Do this in photoshop:
Start a new document in grayscale, 8-bit. Fill the background black, and set the foreground color to white. Get out the paintbrush, set it to 10% opacity, 0% hardness, and use a fairly fat brush. Now, make a bunch of strokes in the same spot, so that you build up a blob to white. You'll notice tonal posterization around the edges of the blob, areas where the gradient makes distinct, discrete jumps in value instead of fading away smoothly.
Repeat the test in 16-bit mode, and the range of tones should come out virtually perfect. This situation comes up in my workflow all the time, because I do my tonal manipulation through multiple curves adjustment layers with layer masks. To exaggerate the problem, add a stack of levels/curves adjustment layers to compress and then expand your tonal range.
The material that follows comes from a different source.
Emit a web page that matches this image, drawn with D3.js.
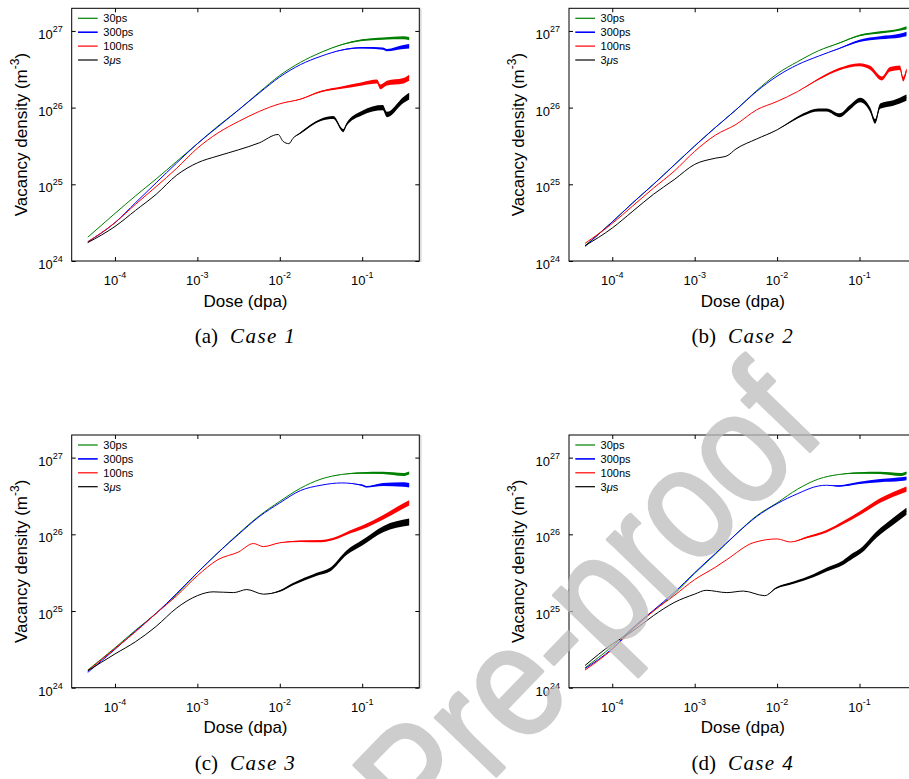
<!DOCTYPE html>
<html>
<head>
<meta charset="utf-8">
<script src="https://cdn.jsdelivr.net/npm/d3@7"></script>
<style>
  body { margin: 0; background: #fff; }
  svg { display: block; }
</style>
</head>
<body>
<div id="chart"></div>
<script>
// legend entries, in drawing order
const seriesNames = ['30ps', '300ps', '100ns', '3μs']
const seriesColors = ['#008000', '#0000ff', '#ff0000', '#000000']
const xTickExps = [-4, -3, -2, -1]
const yTickExps = [24, 25, 26, 27]
const captionLabels = ['(a)', '(b)', '(c)', '(d)']
const caseNames = ['Case 1', 'Case 2', 'Case 3', 'Case 4']

// [log10 dose, log10 density, noise half-width in decades]
const case1Green = [[-4.33, 24.31], [-4, 24.62], [-3.75, 24.85], [-3.5, 25.07], [-3.25, 25.30], [-3, 25.53], [-2.75, 25.76], [-2.5, 25.97], [-2.25, 26.20], [-2, 26.42], [-1.75, 26.59], [-1.5, 26.72], [-1.25, 26.82, 0.005], [-1, 26.88, 0.01], [-0.75, 26.90, 0.015], [-0.5, 26.91, 0.02], [-0.43, 26.90, 0.02]]
const case1Blue = [[-4.33, 24.25], [-4, 24.50], [-3.75, 24.76], [-3.5, 25.02], [-3.25, 25.28], [-3, 25.53], [-2.75, 25.75], [-2.5, 25.97], [-2.25, 26.19], [-2, 26.40], [-1.75, 26.56], [-1.5, 26.67], [-1.25, 26.75, 0.005], [-1, 26.78, 0.01], [-0.75, 26.77, 0.015], [-0.7, 26.75, 0.015], [-0.5, 26.79, 0.025], [-0.43, 26.80, 0.03]]
const case1Red = [[-4.33, 24.25], [-4, 24.50], [-3.75, 24.74], [-3.5, 24.97], [-3.25, 25.21], [-3, 25.47], [-2.75, 25.67], [-2.5, 25.82], [-2.25, 25.95], [-2, 26.05], [-1.75, 26.11, 0.005], [-1.5, 26.21, 0.01], [-1.25, 26.26, 0.015], [-1, 26.31, 0.02], [-0.82, 26.34, 0.025], [-0.78, 26.27, 0.03], [-0.7, 26.32, 0.03], [-0.5, 26.35, 0.035], [-0.43, 26.39, 0.04]]
const case1Black = [[-4.33, 24.24], [-4, 24.45], [-3.75, 24.66], [-3.5, 24.87], [-3.25, 25.12], [-3, 25.28], [-2.75, 25.37], [-2.5, 25.45], [-2.25, 25.54], [-2.02, 25.65], [-1.96, 25.56], [-1.89, 25.53], [-1.84, 25.60], [-1.75, 25.67, 0.01], [-1.5, 25.84, 0.015], [-1.35, 25.87, 0.02], [-1.23, 25.70, 0.02], [-1.19, 25.78, 0.02], [-1, 25.93, 0.03], [-0.75, 26.00, 0.035], [-0.7, 25.91, 0.035], [-0.5, 26.10, 0.04], [-0.43, 26.15, 0.045]]

const case2Green = [[-4.33, 24.20], [-4, 24.51], [-3.75, 24.76], [-3.5, 25.00], [-3.25, 25.25], [-3, 25.50], [-2.75, 25.74], [-2.5, 25.97], [-2.25, 26.22], [-2, 26.44], [-1.75, 26.60], [-1.5, 26.74], [-1.25, 26.84, 0.005], [-1, 26.94, 0.01], [-0.75, 26.98, 0.015], [-0.5, 27.02, 0.015], [-0.43, 27.04, 0.02]]
const case2Blue = [[-4.33, 24.19], [-4, 24.51], [-3.75, 24.76], [-3.5, 25.00], [-3.25, 25.25], [-3, 25.50], [-2.75, 25.74], [-2.5, 25.97], [-2.25, 26.21], [-2, 26.41], [-1.75, 26.56], [-1.5, 26.67], [-1.25, 26.77, 0.005], [-1, 26.87, 0.015], [-0.75, 26.91, 0.02], [-0.5, 26.94, 0.025], [-0.43, 26.96, 0.03]]
const case2Red = [[-4.33, 24.23], [-4, 24.49], [-3.75, 24.72], [-3.5, 24.95], [-3.25, 25.17], [-3, 25.43], [-2.75, 25.64], [-2.5, 25.78], [-2.25, 25.97], [-2, 26.08], [-1.75, 26.21], [-1.5, 26.37, 0.01], [-1.25, 26.50, 0.015], [-1, 26.56, 0.02], [-0.87, 26.52, 0.025], [-0.73, 26.38, 0.025], [-0.63, 26.50, 0.03], [-0.51, 26.52, 0.03], [-0.47, 26.37, 0.03], [-0.43, 26.49, 0.03]]
const case2Black = [[-4.33, 24.20], [-4, 24.43], [-3.75, 24.65], [-3.5, 24.87], [-3.25, 25.06], [-3, 25.26], [-2.75, 25.34], [-2.61, 25.37], [-2.5, 25.46], [-2.25, 25.59], [-2, 25.71], [-1.8, 25.84, 0.01], [-1.68, 25.91, 0.015], [-1.5, 25.97, 0.02], [-1.4, 25.97, 0.02], [-1.24, 25.90, 0.025], [-1.12, 26.00, 0.03], [-0.99, 26.10, 0.03], [-0.87, 25.97, 0.03], [-0.81, 25.82, 0.03], [-0.75, 26.02, 0.035], [-0.59, 26.06, 0.035], [-0.43, 26.13, 0.04]]

const case3Green = [[-4.33, 24.23], [-4, 24.52], [-3.75, 24.75], [-3.5, 24.97], [-3.25, 25.22], [-3, 25.50], [-2.75, 25.76], [-2.5, 26.01], [-2.25, 26.24], [-2, 26.43], [-1.75, 26.60], [-1.5, 26.72], [-1.25, 26.78], [-1, 26.80, 0.01], [-0.75, 26.80, 0.015], [-0.5, 26.78, 0.02], [-0.43, 26.80, 0.02]]
const case3Blue = [[-4.33, 24.20], [-4, 24.50], [-3.75, 24.74], [-3.5, 24.97], [-3.25, 25.23], [-3, 25.50], [-2.75, 25.76], [-2.5, 26.00], [-2.25, 26.23], [-2, 26.41], [-1.75, 26.57], [-1.5, 26.64], [-1.25, 26.67], [-1, 26.64, 0.01], [-0.95, 26.62, 0.01], [-0.75, 26.65, 0.02], [-0.5, 26.65, 0.03], [-0.43, 26.64, 0.03]]
const case3Red = [[-4.33, 24.22], [-4, 24.51], [-3.75, 24.73], [-3.5, 24.97], [-3.25, 25.20], [-3, 25.46], [-2.75, 25.67], [-2.5, 25.77], [-2.32, 25.88], [-2.2, 25.84], [-2, 25.89], [-1.75, 25.91, 0.01], [-1.5, 25.91, 0.015], [-1.35, 25.94, 0.015], [-1.15, 26.03, 0.02], [-1, 26.09, 0.025], [-0.75, 26.22, 0.03], [-0.5, 26.37, 0.035], [-0.43, 26.41, 0.035]]
const case3Black = [[-4.33, 24.22], [-4, 24.44], [-3.75, 24.60], [-3.5, 24.80], [-3.25, 25.04], [-3, 25.20], [-2.81, 25.25], [-2.56, 25.24], [-2.4, 25.28], [-2.2, 25.22], [-2, 25.26, 0.01], [-1.84, 25.35, 0.015], [-1.55, 25.48, 0.02], [-1.39, 25.54, 0.025], [-1.19, 25.76, 0.03], [-1, 25.89, 0.035], [-0.74, 26.07, 0.04], [-0.43, 26.16, 0.045]]

const case4Green = [[-4.33, 24.26], [-4, 24.54], [-3.75, 24.78], [-3.5, 25.00], [-3.25, 25.22], [-3, 25.49], [-2.75, 25.74], [-2.5, 26.00], [-2.25, 26.24], [-2, 26.41], [-1.75, 26.59], [-1.5, 26.72], [-1.25, 26.78], [-1, 26.80, 0.01], [-0.75, 26.80, 0.015], [-0.5, 26.78, 0.02], [-0.43, 26.80, 0.02]]
const case4Blue = [[-4.33, 24.25], [-4, 24.51], [-3.75, 24.78], [-3.5, 25.01], [-3.25, 25.24], [-3, 25.50], [-2.75, 25.75], [-2.5, 26.00], [-2.25, 26.23], [-2, 26.40], [-1.75, 26.53], [-1.5, 26.63], [-1.4, 26.64], [-1.25, 26.63, 0.01], [-1, 26.67, 0.015], [-0.75, 26.70, 0.02], [-0.5, 26.72, 0.025], [-0.43, 26.73, 0.025]]
const case4Red = [[-4.33, 24.23], [-4, 24.50], [-3.75, 24.76], [-3.5, 25.00], [-3.25, 25.20], [-3, 25.41], [-2.75, 25.57], [-2.61, 25.67], [-2.29, 25.89], [-2, 25.94], [-1.84, 25.90], [-1.64, 25.96, 0.01], [-1.4, 26.04, 0.015], [-1.2, 26.15, 0.02], [-0.99, 26.28, 0.025], [-0.75, 26.44, 0.03], [-0.43, 26.59, 0.035]]
const case4Black = [[-4.33, 24.29], [-4, 24.57], [-3.75, 24.74], [-3.5, 24.94], [-3.25, 25.11], [-3, 25.22], [-2.86, 25.27], [-2.61, 25.24], [-2.41, 25.26], [-2.15, 25.20], [-2.01, 25.30, 0.01], [-1.8, 25.37, 0.015], [-1.56, 25.46, 0.02], [-1.4, 25.54, 0.025], [-1.2, 25.63, 0.03], [-1.08, 25.72, 0.035], [-0.99, 25.78, 0.035], [-0.79, 26.00, 0.04], [-0.59, 26.17, 0.045], [-0.43, 26.30, 0.045]]

const panelSeries = [
  [case1Green, case1Blue, case1Red, case1Black],
  [case2Green, case2Blue, case2Red, case2Black],
  [case3Green, case3Blue, case3Red, case3Black],
  [case4Green, case4Blue, case4Red, case4Black]
]

const width = 909
const height = 779
const plotW = 347.6
const plotH = 252.7
const origins = [[71.7, 8.3], [569, 8.3], [71.7, 435], [569, 435]]
const font = "'Liberation Sans', Arial, Helvetica, sans-serif"
const serif = "'Liberation Serif', 'Times New Roman', serif"

const svg = d3.select('#chart')
  .append('svg')
  .attr('width', width)
  .attr('height', height)
  .style('background-color', '#FFF')

const x = d3.scaleLog()
  .domain([10 ** -4.525, 10 ** -0.307])
  .range([0, plotW])

const y = d3.scaleLog()
  .domain([1e24, 10 ** 27.295])
  .range([plotH, 0])

const line = d3.line()
  .curve(d3.curveMonotoneX)
  .x(d => x(10 ** d[0]))
  .y(d => y(10 ** d[1]))

const band = d3.area()
  .curve(d3.curveMonotoneX)
  .x(d => x(10 ** d[0]))
  .y0(d => y(10 ** (d[1] - (d[2] || 0))))
  .y1(d => y(10 ** (d[1] + (d[2] || 0))))

panelSeries.forEach((series, p) => {
  const [ox, oy] = origins[p]
  const g = svg.append('g')
    .attr('transform', `translate(${ox}, ${oy})`)
    .attr('font-family', font)

  series.forEach((data, i) => {
    g.append('path')
      .datum(data)
      .attr('fill', seriesColors[i])
      .attr('d', band)
    g.append('path')
      .datum(data)
      .attr('fill', 'none')
      .attr('stroke', seriesColors[i])
      .attr('stroke-width', 1)
      .attr('stroke-linejoin', 'round')
      .attr('d', line)
  })

  // ticks point inward on all four sides
  const xVals = xTickExps.map(e => 10 ** e)
  const yVals = yTickExps.map(e => 10 ** e)
  const axes = [
    [d3.axisBottom(x).tickValues(xVals), `translate(0, ${plotH})`],
    [d3.axisTop(x).tickValues(xVals), 'translate(0, 0)'],
    [d3.axisLeft(y).tickValues(yVals), 'translate(0, 0)'],
    [d3.axisRight(y).tickValues(yVals), `translate(${plotW}, 0)`]
  ]
  for (const [axis, tr] of axes) {
    const a = g.append('g')
      .attr('transform', tr)
      .call(axis.tickSizeInner(-4).tickSizeOuter(0).tickFormat(''))
    a.select('.domain').remove()
    a.selectAll('line').attr('stroke', '#000').attr('stroke-width', 1)
  }

  g.append('rect')
    .attr('width', plotW)
    .attr('height', plotH)
    .attr('fill', 'none')
    .attr('stroke', '#000')
    .attr('stroke-width', 1)

  g.append('line')
    .attr('x1', plotW + 1.6).attr('x2', plotW + 1.6)
    .attr('y1', 0).attr('y2', plotH + 1)
    .attr('stroke', '#c4c4c4')
    .attr('stroke-width', 1)

  // tick labels
  xTickExps.forEach(e => {
    const t = g.append('text')
      .attr('x', x(10 ** e))
      .attr('y', plotH + 24)
      .attr('text-anchor', 'middle')
      .attr('font-size', 13)
    t.append('tspan').text('10')
    t.append('tspan').attr('font-size', 9).attr('dy', -7).text(e)
  })
  yTickExps.forEach(e => {
    const t = g.append('text')
      .attr('x', -9)
      .attr('y', y(10 ** e) + 8)
      .attr('text-anchor', 'end')
      .attr('font-size', 13)
    t.append('tspan').text('10')
    t.append('tspan').attr('font-size', 9).attr('dy', -7).text(e)
  })

  // axis titles
  g.append('text')
    .attr('x', plotW / 2)
    .attr('y', plotH + 45.7)
    .attr('text-anchor', 'middle')
    .attr('font-size', 17)
    .text('Dose (dpa)')

  const yt = g.append('text')
    .attr('transform', `translate(-45, ${plotH / 2}) rotate(-90)`)
    .attr('text-anchor', 'middle')
    .attr('font-size', 17)
  yt.append('tspan').text('Vacancy density (m')
  yt.append('tspan').attr('font-size', 12).attr('dy', -8).text('-3')
  yt.append('tspan').attr('dy', 8).text(')')

  // legend
  seriesNames.forEach((name, i) => {
    const ly = 10 + i * 13.9
    g.append('line')
      .attr('x1', 6.3).attr('x2', 26)
      .attr('y1', ly).attr('y2', ly)
      .attr('stroke', seriesColors[i])
      .attr('stroke-width', i === 1 ? 1.6 : 1.2)
    const t = g.append('text')
      .attr('x', 31.6)
      .attr('y', ly + 4)
      .attr('font-size', 11)
    if (name.includes('μ')) {
      t.append('tspan').text('3')
      t.append('tspan').attr('font-style', 'italic').text('μ')
      t.append('tspan').text('s')
    } else {
      t.text(name)
    }
  })

  // sub-figure caption
  const c = g.append('text')
    .attr('x', plotW / 2)
    .attr('y', 335)
    .attr('text-anchor', 'middle')
    .attr('font-family', serif)
    .attr('font-size', 21)
  c.append('tspan').text(captionLabels[p])
  c.append('tspan').attr('dx', 12).attr('font-style', 'italic').attr('letter-spacing', 1.4).text(caseNames[p])
})

// preprint watermark laid over the figure
svg.append('text')
  .attr('transform', 'translate(425, 850) rotate(-46) scale(0.87, 1)')
  .attr('font-family', font)
  .attr('font-size', 160)
  .attr('fill', '#bdbdbd')
  .attr('stroke', '#bdbdbd')
  .attr('stroke-width', 3)
  .attr('stroke-linejoin', 'round')
  .attr('opacity', 0.75)
  .text('Pre-proof')
</script>
</body>
</html>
A 16-bit (or even a 12- or 14-bit image from your scanner or camera) has much more precision; the image holds up to manipulation more accurately. To apply this to real-life, you'll most likely notice posterization in out-of-focus areas, in the sky, or any other part of your image that should have a nice gradient. The problem is less noticeable in color images.

So, that's another reason to shoot in RAW or scan to the highest bit-depth possible: more color precision equals smoother manipulation in photoshop.

And in the interest of full disclosure, I used to program computers and dabbled in audio synthesis and 2d and 3d graphics, so sample precision problems are fairly intuitive to me now in ways that seem to mystify many people.
 
Try Swan Photo. I go to Tuttle Camera in LGB (Hey Bernie/ Hey Gary) and they send out to Swan. Always had good results.

Also, please don't worry about 'amateur photos' around here. You learn here. I read in a Drawing book when I was an animator that you have to make 5000 bad drawings to make one good one, so get the bad ones out of the way as quickly as possible.
 
TheMadUkrainian said:
Try Swan Photo. I go to Tuttle Camera in LGB (Hey Bernie/ Hey Gary) and they send out to Swan. Always had good results.

Funny you said that. The original scans ARE from Swan Photo via Tuttle Camera. 😛
I haven't been back after the first couple of rolls. I recently got one roll scanned at Walgreeens (C41 BW) and I'm quite happy with their job - and paid like half of what I paid at Swan - and didn't have to wait 2 days.
I suppose it depends on personal taste. Tuttle Camera, by the way, has excellent service - I love the people there. I just wish I liked their lab better.